◆ DATA TO USE ◆
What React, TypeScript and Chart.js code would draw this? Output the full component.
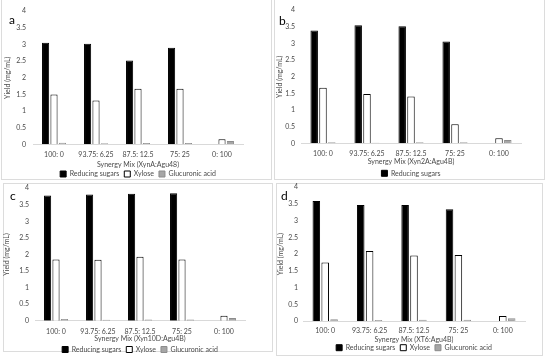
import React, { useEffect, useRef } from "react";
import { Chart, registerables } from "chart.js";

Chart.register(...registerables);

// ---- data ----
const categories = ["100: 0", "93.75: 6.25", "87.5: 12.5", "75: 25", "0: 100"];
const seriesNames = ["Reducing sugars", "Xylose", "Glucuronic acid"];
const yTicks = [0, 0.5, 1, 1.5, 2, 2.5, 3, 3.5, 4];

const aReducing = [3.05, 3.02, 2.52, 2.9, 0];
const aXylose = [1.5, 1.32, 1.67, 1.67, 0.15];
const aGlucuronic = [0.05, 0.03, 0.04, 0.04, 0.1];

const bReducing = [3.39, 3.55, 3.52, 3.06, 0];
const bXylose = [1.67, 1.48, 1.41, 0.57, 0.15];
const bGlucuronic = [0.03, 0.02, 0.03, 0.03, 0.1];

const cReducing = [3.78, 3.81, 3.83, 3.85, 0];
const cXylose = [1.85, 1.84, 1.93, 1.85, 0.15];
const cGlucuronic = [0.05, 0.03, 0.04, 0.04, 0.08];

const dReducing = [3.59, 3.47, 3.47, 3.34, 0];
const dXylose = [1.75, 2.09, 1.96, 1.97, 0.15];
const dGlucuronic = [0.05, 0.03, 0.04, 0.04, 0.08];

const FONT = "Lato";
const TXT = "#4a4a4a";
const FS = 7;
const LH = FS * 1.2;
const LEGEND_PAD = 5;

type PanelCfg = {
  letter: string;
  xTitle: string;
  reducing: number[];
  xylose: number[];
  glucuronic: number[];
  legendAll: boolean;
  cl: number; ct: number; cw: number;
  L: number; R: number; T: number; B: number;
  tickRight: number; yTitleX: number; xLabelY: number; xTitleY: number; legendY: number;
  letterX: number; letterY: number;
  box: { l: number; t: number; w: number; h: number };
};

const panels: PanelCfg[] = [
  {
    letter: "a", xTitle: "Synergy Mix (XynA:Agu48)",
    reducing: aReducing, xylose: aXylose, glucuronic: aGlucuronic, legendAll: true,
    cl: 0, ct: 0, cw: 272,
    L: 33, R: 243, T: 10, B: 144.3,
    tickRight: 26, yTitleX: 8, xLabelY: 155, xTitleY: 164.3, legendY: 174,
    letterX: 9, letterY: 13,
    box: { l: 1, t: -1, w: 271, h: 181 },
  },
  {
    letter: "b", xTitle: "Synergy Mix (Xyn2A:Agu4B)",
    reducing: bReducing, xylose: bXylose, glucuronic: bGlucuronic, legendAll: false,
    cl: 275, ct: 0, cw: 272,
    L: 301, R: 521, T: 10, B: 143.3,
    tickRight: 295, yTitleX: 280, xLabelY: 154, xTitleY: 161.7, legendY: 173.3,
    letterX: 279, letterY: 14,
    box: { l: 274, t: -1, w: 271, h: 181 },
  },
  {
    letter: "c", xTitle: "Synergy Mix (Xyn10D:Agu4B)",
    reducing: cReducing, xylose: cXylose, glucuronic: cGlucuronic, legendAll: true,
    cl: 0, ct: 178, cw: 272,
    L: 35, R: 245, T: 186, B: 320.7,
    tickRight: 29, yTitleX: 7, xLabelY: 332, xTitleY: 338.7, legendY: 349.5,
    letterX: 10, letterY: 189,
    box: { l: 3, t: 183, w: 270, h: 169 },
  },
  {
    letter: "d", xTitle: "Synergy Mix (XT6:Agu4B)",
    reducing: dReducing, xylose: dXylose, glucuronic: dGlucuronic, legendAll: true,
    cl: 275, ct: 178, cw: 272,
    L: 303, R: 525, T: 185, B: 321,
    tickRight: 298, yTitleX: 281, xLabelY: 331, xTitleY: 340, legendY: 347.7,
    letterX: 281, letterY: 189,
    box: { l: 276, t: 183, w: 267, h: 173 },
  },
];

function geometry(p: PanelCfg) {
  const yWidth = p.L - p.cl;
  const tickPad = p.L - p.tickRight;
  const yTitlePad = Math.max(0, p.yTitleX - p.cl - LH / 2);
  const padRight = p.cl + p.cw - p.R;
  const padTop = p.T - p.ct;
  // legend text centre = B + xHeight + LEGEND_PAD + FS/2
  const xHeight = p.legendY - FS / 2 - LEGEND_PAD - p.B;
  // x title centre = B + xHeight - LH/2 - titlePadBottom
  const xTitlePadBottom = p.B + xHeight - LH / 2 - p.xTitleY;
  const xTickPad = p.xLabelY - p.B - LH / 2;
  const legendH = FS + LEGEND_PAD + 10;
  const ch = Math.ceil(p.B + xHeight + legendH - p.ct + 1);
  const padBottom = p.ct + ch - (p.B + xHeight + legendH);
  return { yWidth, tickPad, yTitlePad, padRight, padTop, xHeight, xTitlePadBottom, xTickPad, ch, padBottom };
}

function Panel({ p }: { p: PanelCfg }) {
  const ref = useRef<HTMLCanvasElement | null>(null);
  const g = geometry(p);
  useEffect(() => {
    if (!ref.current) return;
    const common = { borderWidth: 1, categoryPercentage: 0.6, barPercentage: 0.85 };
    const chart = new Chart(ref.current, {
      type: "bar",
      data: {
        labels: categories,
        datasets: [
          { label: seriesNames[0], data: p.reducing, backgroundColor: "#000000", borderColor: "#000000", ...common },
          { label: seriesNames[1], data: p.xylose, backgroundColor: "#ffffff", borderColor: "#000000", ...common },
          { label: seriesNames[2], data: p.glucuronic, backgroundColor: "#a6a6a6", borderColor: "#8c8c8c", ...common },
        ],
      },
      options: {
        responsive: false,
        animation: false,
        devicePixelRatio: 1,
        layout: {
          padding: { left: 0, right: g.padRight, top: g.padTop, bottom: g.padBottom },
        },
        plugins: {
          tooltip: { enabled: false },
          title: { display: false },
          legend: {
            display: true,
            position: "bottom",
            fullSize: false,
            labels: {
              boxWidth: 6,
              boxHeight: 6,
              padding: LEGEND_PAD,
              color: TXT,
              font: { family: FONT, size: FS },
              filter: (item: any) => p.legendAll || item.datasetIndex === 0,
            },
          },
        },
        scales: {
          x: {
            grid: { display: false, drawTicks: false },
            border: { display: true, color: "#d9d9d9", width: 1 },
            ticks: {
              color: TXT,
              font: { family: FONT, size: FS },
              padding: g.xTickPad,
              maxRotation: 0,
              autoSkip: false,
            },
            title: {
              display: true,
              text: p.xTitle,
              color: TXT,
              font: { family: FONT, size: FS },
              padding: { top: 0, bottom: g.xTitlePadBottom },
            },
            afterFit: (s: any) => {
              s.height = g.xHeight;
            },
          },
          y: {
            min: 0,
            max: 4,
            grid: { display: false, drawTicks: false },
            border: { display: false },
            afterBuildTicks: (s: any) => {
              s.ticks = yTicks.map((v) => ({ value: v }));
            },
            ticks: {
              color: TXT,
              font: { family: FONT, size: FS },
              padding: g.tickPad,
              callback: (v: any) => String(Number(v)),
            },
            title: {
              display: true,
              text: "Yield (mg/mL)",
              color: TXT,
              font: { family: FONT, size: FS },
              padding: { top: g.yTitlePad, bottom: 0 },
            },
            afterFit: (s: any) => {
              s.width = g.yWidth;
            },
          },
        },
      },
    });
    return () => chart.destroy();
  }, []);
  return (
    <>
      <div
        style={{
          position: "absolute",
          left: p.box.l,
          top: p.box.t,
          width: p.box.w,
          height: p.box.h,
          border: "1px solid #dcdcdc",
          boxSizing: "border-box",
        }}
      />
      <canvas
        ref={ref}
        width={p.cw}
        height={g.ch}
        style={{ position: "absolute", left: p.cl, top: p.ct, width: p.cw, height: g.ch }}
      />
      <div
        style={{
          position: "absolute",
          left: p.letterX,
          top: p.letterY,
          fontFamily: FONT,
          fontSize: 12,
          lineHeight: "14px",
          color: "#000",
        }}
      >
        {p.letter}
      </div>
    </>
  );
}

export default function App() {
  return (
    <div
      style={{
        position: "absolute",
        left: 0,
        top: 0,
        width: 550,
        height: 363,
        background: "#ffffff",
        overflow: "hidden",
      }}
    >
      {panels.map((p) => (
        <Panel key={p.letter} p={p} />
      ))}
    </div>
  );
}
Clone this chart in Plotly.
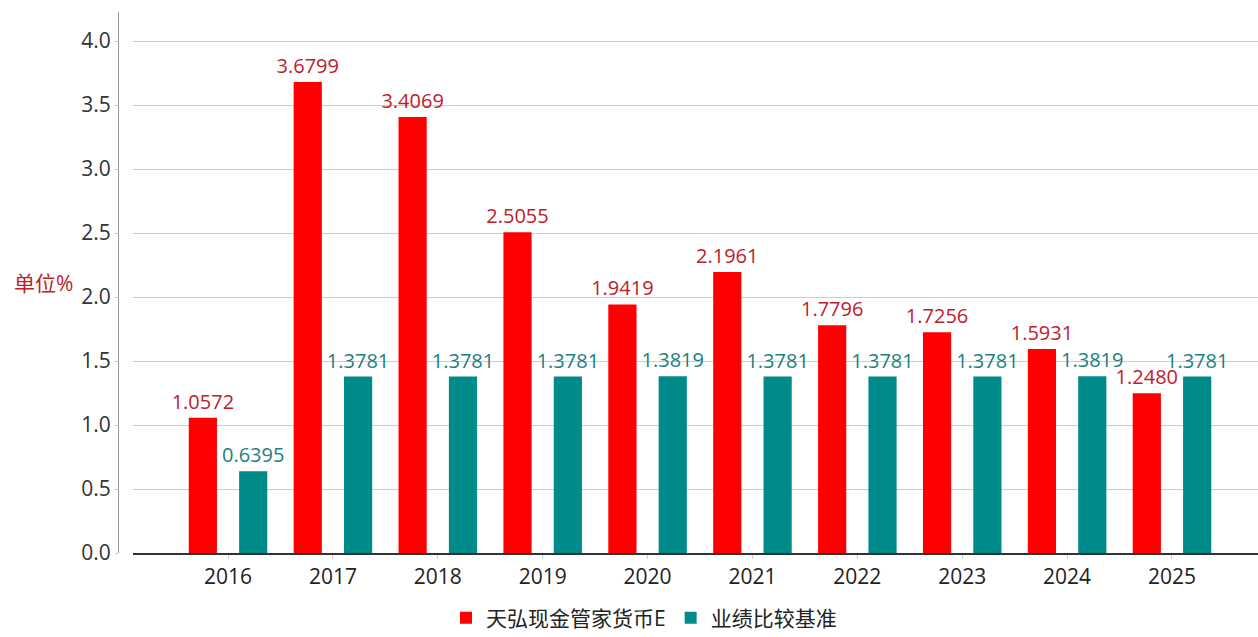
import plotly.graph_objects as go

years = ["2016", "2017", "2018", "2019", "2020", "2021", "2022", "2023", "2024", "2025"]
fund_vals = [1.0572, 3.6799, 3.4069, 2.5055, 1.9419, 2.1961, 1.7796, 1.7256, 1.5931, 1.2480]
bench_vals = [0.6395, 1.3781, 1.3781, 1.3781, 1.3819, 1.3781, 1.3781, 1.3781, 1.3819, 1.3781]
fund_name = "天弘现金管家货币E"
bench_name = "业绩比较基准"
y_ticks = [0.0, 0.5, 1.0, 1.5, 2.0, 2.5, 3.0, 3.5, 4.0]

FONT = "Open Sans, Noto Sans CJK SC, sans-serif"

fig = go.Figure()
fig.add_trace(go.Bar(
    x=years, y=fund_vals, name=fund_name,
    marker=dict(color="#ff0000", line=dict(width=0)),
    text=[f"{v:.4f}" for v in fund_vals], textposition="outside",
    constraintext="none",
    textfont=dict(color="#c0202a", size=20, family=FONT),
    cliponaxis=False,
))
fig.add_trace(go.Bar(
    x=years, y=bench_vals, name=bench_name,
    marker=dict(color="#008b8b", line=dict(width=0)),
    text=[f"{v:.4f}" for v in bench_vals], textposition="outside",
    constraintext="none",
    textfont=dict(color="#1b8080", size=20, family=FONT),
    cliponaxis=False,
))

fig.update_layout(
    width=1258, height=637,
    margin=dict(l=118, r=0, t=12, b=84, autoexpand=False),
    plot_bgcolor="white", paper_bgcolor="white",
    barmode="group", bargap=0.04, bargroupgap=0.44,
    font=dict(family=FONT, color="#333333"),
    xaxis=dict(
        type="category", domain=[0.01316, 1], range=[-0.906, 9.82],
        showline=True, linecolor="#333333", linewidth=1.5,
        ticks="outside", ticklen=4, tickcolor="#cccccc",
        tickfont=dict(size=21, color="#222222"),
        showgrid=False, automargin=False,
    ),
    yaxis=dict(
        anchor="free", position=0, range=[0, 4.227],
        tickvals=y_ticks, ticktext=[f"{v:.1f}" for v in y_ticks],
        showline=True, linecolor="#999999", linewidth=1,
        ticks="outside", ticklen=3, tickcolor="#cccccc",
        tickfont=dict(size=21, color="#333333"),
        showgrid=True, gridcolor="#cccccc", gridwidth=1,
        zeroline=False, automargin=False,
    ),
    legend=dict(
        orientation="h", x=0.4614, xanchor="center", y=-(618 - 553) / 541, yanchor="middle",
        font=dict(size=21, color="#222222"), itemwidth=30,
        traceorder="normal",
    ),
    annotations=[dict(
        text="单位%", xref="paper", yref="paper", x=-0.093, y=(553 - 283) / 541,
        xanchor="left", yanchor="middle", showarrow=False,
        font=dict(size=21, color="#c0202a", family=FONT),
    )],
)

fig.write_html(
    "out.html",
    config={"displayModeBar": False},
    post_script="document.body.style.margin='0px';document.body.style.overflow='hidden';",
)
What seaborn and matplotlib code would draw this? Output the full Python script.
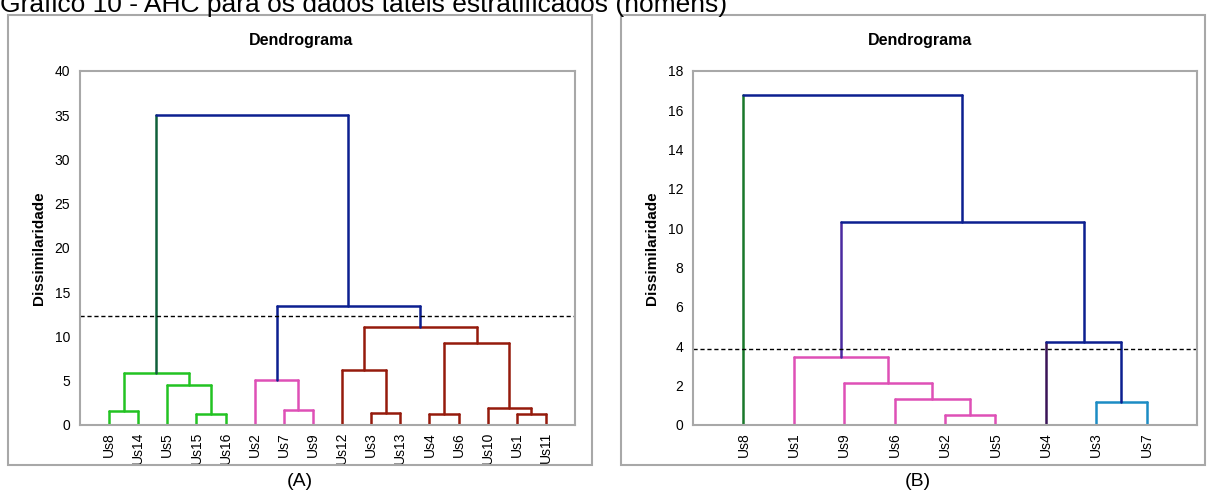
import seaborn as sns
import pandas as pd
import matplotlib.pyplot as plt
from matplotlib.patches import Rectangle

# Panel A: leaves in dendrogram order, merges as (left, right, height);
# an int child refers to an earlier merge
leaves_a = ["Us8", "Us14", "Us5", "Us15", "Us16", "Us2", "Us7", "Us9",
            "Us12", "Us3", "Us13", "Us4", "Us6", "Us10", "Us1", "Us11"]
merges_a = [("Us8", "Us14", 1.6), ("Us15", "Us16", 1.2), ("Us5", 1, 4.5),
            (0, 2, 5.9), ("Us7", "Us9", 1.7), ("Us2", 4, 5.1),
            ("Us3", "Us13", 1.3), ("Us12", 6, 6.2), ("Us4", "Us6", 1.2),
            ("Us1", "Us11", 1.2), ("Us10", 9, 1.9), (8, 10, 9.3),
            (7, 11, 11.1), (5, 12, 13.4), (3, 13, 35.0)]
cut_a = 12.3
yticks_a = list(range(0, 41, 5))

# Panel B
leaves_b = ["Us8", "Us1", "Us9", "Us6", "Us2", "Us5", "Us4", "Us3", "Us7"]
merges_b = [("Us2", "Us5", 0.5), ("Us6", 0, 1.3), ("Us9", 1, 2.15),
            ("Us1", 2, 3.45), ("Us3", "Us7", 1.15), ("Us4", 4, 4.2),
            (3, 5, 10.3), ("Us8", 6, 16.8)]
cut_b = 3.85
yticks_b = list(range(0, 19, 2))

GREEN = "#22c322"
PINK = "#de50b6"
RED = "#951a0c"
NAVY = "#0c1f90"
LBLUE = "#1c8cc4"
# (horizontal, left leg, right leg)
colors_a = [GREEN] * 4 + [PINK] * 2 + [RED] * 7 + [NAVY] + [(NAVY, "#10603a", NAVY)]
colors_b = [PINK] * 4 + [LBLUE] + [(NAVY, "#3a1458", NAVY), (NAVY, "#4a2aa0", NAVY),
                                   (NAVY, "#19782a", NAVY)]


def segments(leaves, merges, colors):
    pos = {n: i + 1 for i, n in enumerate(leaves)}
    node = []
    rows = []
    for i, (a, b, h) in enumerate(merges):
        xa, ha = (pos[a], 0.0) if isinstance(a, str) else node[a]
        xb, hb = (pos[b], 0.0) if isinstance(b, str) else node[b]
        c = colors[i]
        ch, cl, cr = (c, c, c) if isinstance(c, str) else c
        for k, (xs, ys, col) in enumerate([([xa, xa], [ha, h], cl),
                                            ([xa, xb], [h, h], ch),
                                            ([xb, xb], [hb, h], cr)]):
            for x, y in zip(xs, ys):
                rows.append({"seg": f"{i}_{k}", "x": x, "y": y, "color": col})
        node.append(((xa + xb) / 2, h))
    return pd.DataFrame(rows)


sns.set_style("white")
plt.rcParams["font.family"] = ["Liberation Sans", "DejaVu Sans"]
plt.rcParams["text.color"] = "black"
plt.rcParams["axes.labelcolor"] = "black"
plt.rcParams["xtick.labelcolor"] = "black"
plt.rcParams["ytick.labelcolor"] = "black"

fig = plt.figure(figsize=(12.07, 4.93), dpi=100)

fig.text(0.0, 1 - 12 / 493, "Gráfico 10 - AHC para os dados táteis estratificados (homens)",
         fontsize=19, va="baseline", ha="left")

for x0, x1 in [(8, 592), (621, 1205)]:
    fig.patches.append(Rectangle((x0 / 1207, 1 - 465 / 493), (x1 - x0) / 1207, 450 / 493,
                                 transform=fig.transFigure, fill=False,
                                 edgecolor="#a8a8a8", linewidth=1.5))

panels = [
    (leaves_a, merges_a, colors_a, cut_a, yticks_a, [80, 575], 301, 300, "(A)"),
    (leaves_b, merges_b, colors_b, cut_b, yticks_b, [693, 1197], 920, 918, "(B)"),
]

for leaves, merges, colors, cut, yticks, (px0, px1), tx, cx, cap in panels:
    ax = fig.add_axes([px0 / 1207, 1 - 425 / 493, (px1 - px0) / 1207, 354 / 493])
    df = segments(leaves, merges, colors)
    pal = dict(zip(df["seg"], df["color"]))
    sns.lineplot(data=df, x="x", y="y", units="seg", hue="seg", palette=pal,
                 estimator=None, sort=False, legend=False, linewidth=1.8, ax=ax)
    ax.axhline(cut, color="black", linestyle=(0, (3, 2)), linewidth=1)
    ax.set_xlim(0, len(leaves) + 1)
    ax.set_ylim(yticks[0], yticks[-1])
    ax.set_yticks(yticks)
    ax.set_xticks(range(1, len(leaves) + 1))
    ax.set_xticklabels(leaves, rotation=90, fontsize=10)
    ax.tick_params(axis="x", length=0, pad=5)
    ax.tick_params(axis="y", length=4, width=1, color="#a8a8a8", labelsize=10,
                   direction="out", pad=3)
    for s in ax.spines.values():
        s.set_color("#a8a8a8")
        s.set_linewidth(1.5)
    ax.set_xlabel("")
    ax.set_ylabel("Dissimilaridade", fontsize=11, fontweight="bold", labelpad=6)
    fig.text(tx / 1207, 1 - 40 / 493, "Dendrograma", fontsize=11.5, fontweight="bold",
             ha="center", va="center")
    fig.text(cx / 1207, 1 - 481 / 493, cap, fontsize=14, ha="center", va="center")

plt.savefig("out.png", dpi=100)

◆ GIVEN PROBLEM ◆
Set down again, exactly, the lines of the material above from its first line to the one with "Chart.register(...registerables);", inclusive. Leave the pictures out.

◆ THE SOLUTION ◆
What React, TypeScript and Chart.js code would draw this? Output the full component.
import React, { useEffect, useRef } from "react";
import { Chart, registerables } from "chart.js";

Chart.register(...registerables);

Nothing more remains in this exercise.